The sociology of deviance addresses how mainstream or powerful groups within society deal with those whose behavior exists on its margins; the functional or dysfunctional role these behaviors, individuals, and groups play, and their perceived threat to social order; and what to do about both deviants and deviance. In contrast, critics challenge the legitimacy and authority of those who use their power to define normality and to marginalize and stigmatize others through mechanisms of social control used in the name of maintaining order.
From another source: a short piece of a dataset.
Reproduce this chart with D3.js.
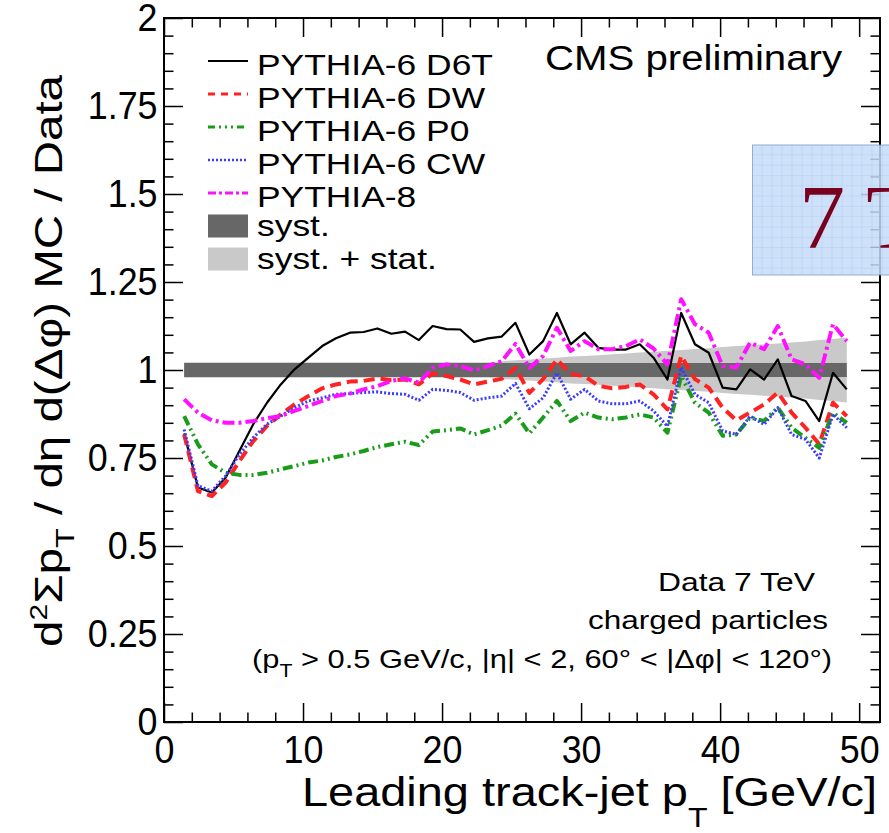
<!DOCTYPE html>
<html>
<head>
<meta charset="utf-8">
<script src="https://cdn.jsdelivr.net/npm/d3@7"></script>
<style>
  body { margin: 0; background: #fff; overflow: hidden; }
  svg { display: block; font-family: "Liberation Sans", Arial, sans-serif; }
</style>
</head>
<body>
<div id="chart"></div>
<script>
const width = 889, height = 833;

// leading track-jet pT of each point (GeV/c)
const ptBins = [1.45, 2.44, 3.44, 4.43, 5.42, 6.42, 7.41, 8.4, 9.39, 10.39,
  11.38, 12.37, 13.37, 14.36, 15.35, 16.35, 17.34, 18.33, 19.32, 20.32,
  21.31, 22.3, 23.3, 24.29, 25.28, 26.28, 27.27, 28.26, 29.25, 30.25,
  31.24, 32.23, 33.23, 34.22, 35.21, 36.21, 37.2, 38.19, 39.18, 40.18,
  41.17, 42.16, 43.16, 44.15, 45.14, 46.14, 47.13, 48.12, 49.11];

// MC / Data ratios
const d6t = [0.82, 0.666, 0.652, 0.694, 0.77, 0.846, 0.907, 0.959, 1.002, 1.035,
  1.068, 1.09, 1.106, 1.108, 1.118, 1.103, 1.109, 1.085, 1.125, 1.116,
  1.115, 1.08, 1.09, 1.095, 1.134, 1.044, 1.082, 1.162, 1.073, 1.106,
  1.063, 1.058, 1.058, 1.073, 1.035, 0.973, 1.162, 1.073, 1.049, 0.95,
  0.945, 1.002, 0.973, 1.03, 0.926, 0.912, 0.855, 0.992, 0.945];
const dw = [0.817, 0.656, 0.642, 0.68, 0.741, 0.798, 0.841, 0.874, 0.902, 0.926,
  0.948, 0.959, 0.967, 0.969, 0.976, 0.971, 0.973, 0.959, 0.99, 0.983,
  0.973, 0.959, 0.967, 0.975, 1.006, 0.935, 0.974, 1.03, 0.988, 0.983,
  0.955, 0.948, 0.952, 0.959, 0.931, 0.888, 1.04, 0.974, 0.95, 0.893,
  0.857, 0.879, 0.902, 0.936, 0.879, 0.836, 0.789, 0.907, 0.869];
const p0 = [0.869, 0.789, 0.732, 0.708, 0.702, 0.702, 0.708, 0.718, 0.727, 0.737,
  0.743, 0.753, 0.76, 0.77, 0.781, 0.789, 0.796, 0.787, 0.825, 0.829,
  0.834, 0.817, 0.829, 0.842, 0.876, 0.82, 0.865, 0.912, 0.855, 0.879,
  0.865, 0.86, 0.865, 0.874, 0.865, 0.822, 0.983, 0.907, 0.879, 0.813,
  0.817, 0.865, 0.855, 0.893, 0.836, 0.807, 0.779, 0.879, 0.85];
const cw = [0.831, 0.671, 0.656, 0.699, 0.76, 0.808, 0.846, 0.869, 0.893, 0.912,
  0.921, 0.931, 0.933, 0.936, 0.938, 0.933, 0.931, 0.914, 0.945, 0.942,
  0.936, 0.914, 0.921, 0.926, 0.962, 0.89, 0.921, 0.992, 0.917, 0.945,
  0.912, 0.904, 0.904, 0.912, 0.884, 0.84, 1.007, 0.931, 0.907, 0.827,
  0.817, 0.869, 0.845, 0.893, 0.817, 0.803, 0.75, 0.874, 0.836];
const py8 = [0.917, 0.879, 0.857, 0.85, 0.85, 0.855, 0.863, 0.869, 0.884, 0.898,
  0.912, 0.926, 0.933, 0.945, 0.954, 0.969, 0.976, 0.964, 1.006, 1.016,
  1.011, 0.999, 1.011, 1.025, 1.074, 1.006, 1.04, 1.12, 1.054, 1.082,
  1.059, 1.059, 1.068, 1.087, 1.061, 1.016, 1.201, 1.13, 1.106, 1.011,
  1.007, 1.078, 1.059, 1.125, 1.03, 1.016, 0.978, 1.13, 1.082];

// uncertainty bands around 1
const systHalf = 0.02;
const totalHalf = [0.022, 0.022, 0.022, 0.022, 0.022, 0.022, 0.022, 0.022, 0.022, 0.022,
  0.022, 0.022, 0.022, 0.022, 0.022, 0.022, 0.022, 0.022, 0.022, 0.022,
  0.022, 0.022, 0.022, 0.025, 0.028, 0.03, 0.033, 0.035, 0.038, 0.04,
  0.042, 0.045, 0.047, 0.05, 0.052, 0.055, 0.057, 0.06, 0.062, 0.065,
  0.068, 0.07, 0.073, 0.075, 0.078, 0.081, 0.085, 0.088, 0.092];

const xTicks = [0, 10, 20, 30, 40, 50];
const xMinorTicks = [2, 4, 6, 8, 12, 14, 16, 18, 22, 24, 26, 28, 32, 34, 36, 38, 42, 44, 46, 48];
const yTicks = [0, 0.25, 0.5, 0.75, 1, 1.25, 1.5, 1.75, 2];
const yTickLabels = ["0", "0.25", "0.5", "0.75", "1", "1.25", "1.5", "1.75", "2"];
const yMinorTicks = d3.range(1, 40).map(i => i * 0.05).filter(v => Math.abs(v * 4 - Math.round(v * 4)) > 1e-6);

const series = [
  { name: "PYTHIA-6 D6T", values: d6t, color: "#000000", width: 2.2, dash: null, legendDash: null },
  { name: "PYTHIA-6 DW", values: dw, color: "#ff2222", width: 4, dash: "11,6", legendDash: "7,6" },
  { name: "PYTHIA-6 P0", values: p0, color: "#1a9c1a", width: 4, dash: "10,4,2,4,2,4", legendDash: "7,4,2,4,2,4,2,4" },
  { name: "PYTHIA-6 CW", values: cw, color: "#3b3bff", width: 3, dash: "2,2", legendDash: "2,2" },
  { name: "PYTHIA-8", values: py8, color: "#ff11ff", width: 4, dash: "12,4,3,4", legendDash: "8,3,3,3" }
];

const x = d3.scaleLinear().domain([0, 51.5]).range([164, 880]);
const y = d3.scaleLinear().domain([0, 2]).range([722, 18]);

const svg = d3.select("#chart")
  .append("svg")
  .attr("width", width)
  .attr("height", height)
  .attr("viewBox", `0 0 ${width} ${height}`);

// bands
const totalArea = d3.area()
  .x((d, i) => x(ptBins[i]))
  .y0((d, i) => y(1 - totalHalf[i]))
  .y1((d, i) => y(1 + totalHalf[i]));
svg.append("path")
  .datum(ptBins)
  .attr("d", totalArea)
  .attr("fill", "#c9c9c9");

const systArea = d3.area()
  .x(d => x(d))
  .y0(y(1 - systHalf))
  .y1(y(1 + systHalf));
svg.append("path")
  .datum(ptBins)
  .attr("d", systArea)
  .attr("fill", "#676767");

// MC curves
const line = d3.line()
  .x((d, i) => x(ptBins[i]))
  .y(d => y(d));

series.forEach(s => {
  svg.append("path")
    .datum(s.values)
    .attr("d", line)
    .attr("fill", "none")
    .attr("stroke", s.color)
    .attr("stroke-width", s.width)
    .attr("stroke-dasharray", s.dash)
    .attr("stroke-linejoin", "round");
});

// axes, ROOT style: ticks inside the frame on all four sides
function styleTicks(g) {
  g.select(".domain").remove();
  g.selectAll(".tick line").attr("stroke", "#000").attr("stroke-width", 1.5);
}

function tickLabels(g) {
  g.attr("font-size", 39).attr("font-family", null);
  g.selectAll(".tick text").attr("fill", "#000").attr("transform", "scale(0.92,1)");
}

svg.append("g")
  .attr("transform", `translate(0,${y(0)})`)
  .call(d3.axisBottom(x).tickValues(xTicks).tickSize(-19).tickPadding(13).tickFormat(d3.format("d")))
  .call(styleTicks).call(tickLabels);
svg.append("g")
  .attr("transform", `translate(0,${y(0)})`)
  .call(d3.axisBottom(x).tickValues(xMinorTicks).tickSize(-9.5).tickFormat(""))
  .call(styleTicks);
svg.append("g")
  .attr("transform", `translate(0,${y(2)})`)
  .call(d3.axisTop(x).tickValues(xTicks).tickSize(-19).tickFormat(""))
  .call(styleTicks);
svg.append("g")
  .attr("transform", `translate(0,${y(2)})`)
  .call(d3.axisTop(x).tickValues(xMinorTicks).tickSize(-9.5).tickFormat(""))
  .call(styleTicks);

svg.append("g")
  .attr("transform", `translate(${x(0)},0)`)
  .call(d3.axisLeft(y).tickValues(yTicks).tickSize(-19).tickPadding(7).tickFormat((d, i) => yTickLabels[i]))
  .call(styleTicks).call(tickLabels);
svg.append("g")
  .attr("transform", `translate(${x(0)},0)`)
  .call(d3.axisLeft(y).tickValues(yMinorTicks).tickSize(-9.5).tickFormat(""))
  .call(styleTicks);
svg.append("g")
  .attr("transform", `translate(${x(51.5)},0)`)
  .call(d3.axisRight(y).tickValues(yTicks).tickSize(-19).tickFormat(""))
  .call(styleTicks);
svg.append("g")
  .attr("transform", `translate(${x(51.5)},0)`)
  .call(d3.axisRight(y).tickValues(yMinorTicks).tickSize(-9.5).tickFormat(""))
  .call(styleTicks);

// frame
svg.append("rect")
  .attr("x", x(0))
  .attr("y", y(2))
  .attr("width", x(51.5) - x(0))
  .attr("height", y(0) - y(2))
  .attr("fill", "none")
  .attr("stroke", "#000")
  .attr("stroke-width", 2);

// legend
const legend = svg.append("g");
series.forEach((s, i) => {
  const cy = 61 + i * 33;
  legend.append("line")
    .attr("x1", 208).attr("x2", 248)
    .attr("y1", cy).attr("y2", cy)
    .attr("stroke", s.color)
    .attr("stroke-width", s.width * 0.8)
    .attr("stroke-dasharray", s.legendDash);
  legend.append("text")
    .attr("transform", `translate(257,${cy + 13.5}) scale(1.18,1)`)
    .attr("font-size", 30)
    .text(s.name);
});
[["syst.", "#676767"], ["syst. + stat.", "#c9c9c9"]].forEach((b, i) => {
  const cy = 61 + (5 + i) * 33;
  legend.append("rect")
    .attr("x", 208).attr("y", cy - 11.5)
    .attr("width", 40).attr("height", 23)
    .attr("fill", b[1]);
  legend.append("text")
    .attr("transform", `translate(257,${cy + 10}) scale(1.18,1)`)
    .attr("font-size", 30)
    .text(b[0]);
});

// labels
svg.append("text")
  .attr("x", 545).attr("y", 70)
  .attr("font-size", 34.5)
  .attr("textLength", 297).attr("lengthAdjust", "spacingAndGlyphs")
  .text("CMS preliminary");

svg.append("text")
  .attr("x", 658).attr("y", 591)
  .attr("font-size", 26)
  .attr("textLength", 157).attr("lengthAdjust", "spacingAndGlyphs")
  .text("Data 7 TeV");
svg.append("text")
  .attr("x", 588).attr("y", 629)
  .attr("font-size", 26)
  .attr("textLength", 240).attr("lengthAdjust", "spacingAndGlyphs")
  .text("charged particles");
const cuts = svg.append("text")
  .attr("x", 252).attr("y", 668)
  .attr("font-size", 26)
  .attr("textLength", 580).attr("lengthAdjust", "spacingAndGlyphs");
cuts.append("tspan").text("(p");
cuts.append("tspan").attr("font-size", 18).attr("dy", 9).text("T");
cuts.append("tspan").attr("dy", -9).text(" > 0.5 GeV/c, |\u03b7| < 2, 60\u00b0 < |\u0394\u03c6| < 120\u00b0)");

// x axis title
const xTitle = svg.append("text")
  .attr("x", 302).attr("y", 806)
  .attr("font-size", 41)
  .attr("textLength", 575).attr("lengthAdjust", "spacingAndGlyphs");
xTitle.append("tspan").text("Leading track-jet p");
xTitle.append("tspan").attr("font-size", 28).attr("dy", 21).text("T");
xTitle.append("tspan").attr("dy", -21).text(" [GeV/c]");

// y axis title
const yTitle = svg.append("text")
  .attr("transform", "translate(62,361) rotate(-90)")
  .attr("text-anchor", "middle")
  .attr("font-size", 38)
  .attr("textLength", 572).attr("lengthAdjust", "spacingAndGlyphs");
yTitle.append("tspan").text("d");
yTitle.append("tspan").attr("font-size", 24).attr("dy", -15).text("2");
yTitle.append("tspan").attr("dy", 15).text("\u03a3p");
yTitle.append("tspan").attr("font-size", 26).attr("dy", 12).text("T");
yTitle.append("tspan").attr("dy", -12).text(" / d\u03b7 d(\u0394\u03c6)  MC / Data");

// pasted "7 TeV" sticker on the right edge
const defs = svg.append("defs");
const pat = defs.append("pattern")
  .attr("id", "grid")
  .attr("patternUnits", "userSpaceOnUse")
  .attr("x", 752.5).attr("y", 145)
  .attr("width", 10).attr("height", 10.3);
pat.append("rect").attr("width", 10).attr("height", 10.3).attr("fill", "#c6dcf8");
pat.append("path")
  .attr("d", "M10,0V10.3M0,10.3H10")
  .attr("stroke", "#9cc6f2")
  .attr("stroke-width", 1);

const sticker = svg.append("g").attr("opacity", 0.85);
sticker.append("rect")
  .attr("x", 752.5).attr("y", 145)
  .attr("width", 160).attr("height", 130)
  .attr("fill", "url(#grid)")
  .attr("stroke", "#7f9fc8")
  .attr("stroke-width", 1);
svg.append("text")
  .attr("x", 799).attr("y", 248)
  .attr("font-family", "'Liberation Serif', 'Times New Roman', serif")
  .attr("font-size", 92)
  .attr("fill", "#7a0020")
  .text("7 TeV");
</script>
</body>
</html>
The modern-day study of deviance emerged in the 1960s amid the civil rights movement, women's movement, and the protests to end the Vietnam War. These movements began to describe, then to celebrate human differences and marginalized voices. Howard Becker's Outsiders was a landmark sociological contribution that reversed the gaze from a focus on deviant actors and what could be wrong with them, to a focus on the audience that defines some people's behavior as deviant. He famously stated that “deviance is not a quality of the act the person commits, but rather a consequence of the application by others of rules and sanctions to the ‘offender.’ The deviant is one to whom the label has successfully been applied; deviant behavior is behavior that people so label.” As a consequence, what counts as deviance varies historically, culturally, and situationally as time, cultures, and contexts vary in what they define as normal and acceptable and, therefore, what they count as deviant and unacceptable.
The Study of Deviance
The study of deviance draws on concepts and theories from sociology, social psychology, and social constructionism. Sociology studies social interaction between individuals and groups, but locates these interactions in a wider social context that is shaped by social forces such as class, race, and gender. Social psychology addresses the cognitive processes that form a person's self-identity and their view of themselves in relation to others, an identity which acts through roles that create biographies and life trajectories. Social constructionism sees the social world as an outcome of social interaction among humans in groups and other social networks whereby meaningful realities are created from attention to, and investment in, making differences and identifying similarities, and then evaluating these as good or bad. With these influences the study of deviance examines the ways that human social interaction identifies some of society's members' behavior, appearance, ideas, or lifestyle as different, attributes significance to that difference, and judges the significant difference as either negative or positive in its effect on others. Deviance, then, is “a culturally unacceptable level of difference” that is subject to suspicion, surveillance regulation, sanction, or penalty by society's social control agencies because it is seen as posing a “threat to the social fabric.”